Формальная структура спектакля вызывала восхищение. Станислав Дыгат писал: «Какая бы то ни было случайность тут исключена; тень актера или предмета на стене составляет столь же важный элемент спектакля, как жест или ритмика слова, взаимодействующего с ритмом музыкального сопровождения»[277]
. Неслучайно, пожалуй, Дыгат обратил внимание на совершенную и изощренную игру тени; она должна была прекрасно вписываться в меланхолическую поэтику спектакля, в попытку инсценировать траурный ритуал. Столь же детально поставил Шиллер сцену ликвидации гетто. Под аккомпанемент «лающих пулеметных очередей» и всхлипывания женских молитв разыгрывалась сцена всеобщей паники: «Режиссер с безошибочной точностью заставляет двигаться персонажей в толпе — задыхающихся в своем беге, в стремительных движениях, то разбегающихся в разные стороны, то вновь в паническом страхе разбивающихся друг о друга, но приведенных в гармонию со сценической средой, с музыкой, даже с гулом выстрелов»[278]. Тема «оккупационного страха» была сильно экспонирована некоторыми рецензентами[279]. Шиллер выстраивал спектакль в символической поэтике, действительность он упорядочивал, а экспрессию усиливал. Ужас людей, на которых устроена охота, он поместил не в сферу голой жизни, а в пространство искусства. Однако, может быть, как раз эта слишком скороспешная попытка вписать «ужасающие картины» в упорядоченную эстетику театра Шиллера стала причиной холодного восприятия спектакля.Рахеля Ауэрбах в своей рецензии на «Пасху» в Театре Войска Польского оставила ни с чем не сравнимый документ, говорящий о беспомощности тогдашнего театра по отношению к опыту Катастрофы. В этом тексте просвечивает как горечь разочарования, так и благодарность по отношению к предпринятой Шиллером и его труппой попытке: «Уже через два года после восстания в варшавском гетто, а может и раньше, была написана „Пасха“ Отвиновского — первая в Польше драма о борьбе гетто. Попытка показать трагедию еврейского народа сквозь призму связанных с нею переживаний польской интеллигентской среды»[280]

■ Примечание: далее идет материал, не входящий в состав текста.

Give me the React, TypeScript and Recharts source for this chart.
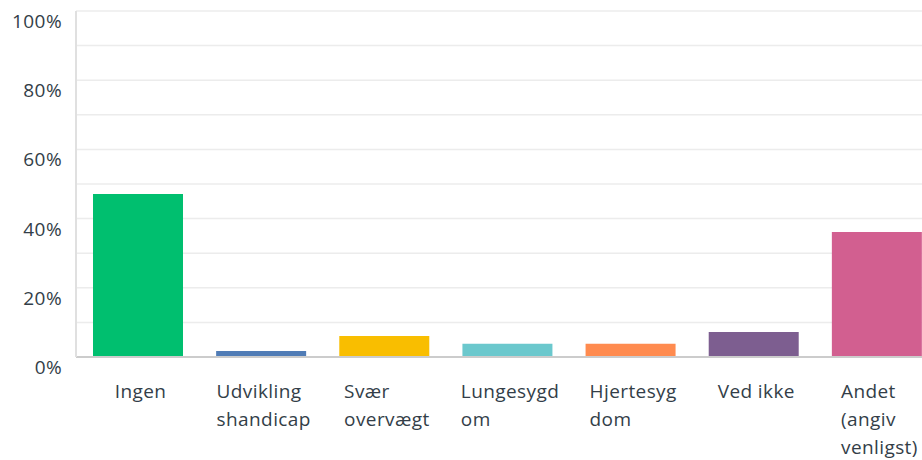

. Ауэрбах говорит о надежде, которая царила среди всех польских евреев, что как раз польские писатели станут свидетелями Катастрофы, что появится польский поэт, который «все видел». «Сможет ли кто-нибудь из нас, кто пребывал внутри всего этого — приблизиться к этим вещам как к теме для литературы?!»Ауэрбах не требует от театра представить картину, натуралистически правдивую. Вслед за Стефанией Загорской, автором драмы о варшавском гетто «Ул. Смоча, 13», она повторяет, что «писатели, которые занимаются тематикой немецких убийств, не имеют возможности в целях экспрессии укрупнять или конденсировать материал, взятый из действительности», они вынуждены его «приглушать, тушевать, ослаблять». Театр должен был бы служить передаче чувств в рамках коммуникационной ситуации, подверженной сильным ограничениям. «Загорская, конечно, права. Чтобы этот материал сохранить в границах искусства, пожалуй, невозможно эскалировать ужас и страдание, невозможно выходить за те границы, за которые вышла действительность, нужно ретироваться в рамки переживаний, еще доступных для нормального художественного созерцания. Чтобы после показа трагического факта достичь состояния морального и эмоционального катарсиса, нельзя доводить зрителя до того, чтобы у него волосы вставали на голове дыбом от ужаса, чтобы его жалость по отношению к страдающим героям в своей реальности уничтожила какую бы то ни было эстетическую дистанцию». Поэтому модель трагедии представляется тут наиболее подходящим драматическим образцом, чтобы взволновать зрителей, вызвать сильные эмоции, довести их до мощной разрядки. В соответствии с такими представлениями о трагедии Отвиновский выводит слишком ужасающие факты за пределы сценического пространства. «Ни одного из них он не показывает непосредственно. То, что он дает — это почти исключительно отголоски и отражения. Тень событий, а не сами события».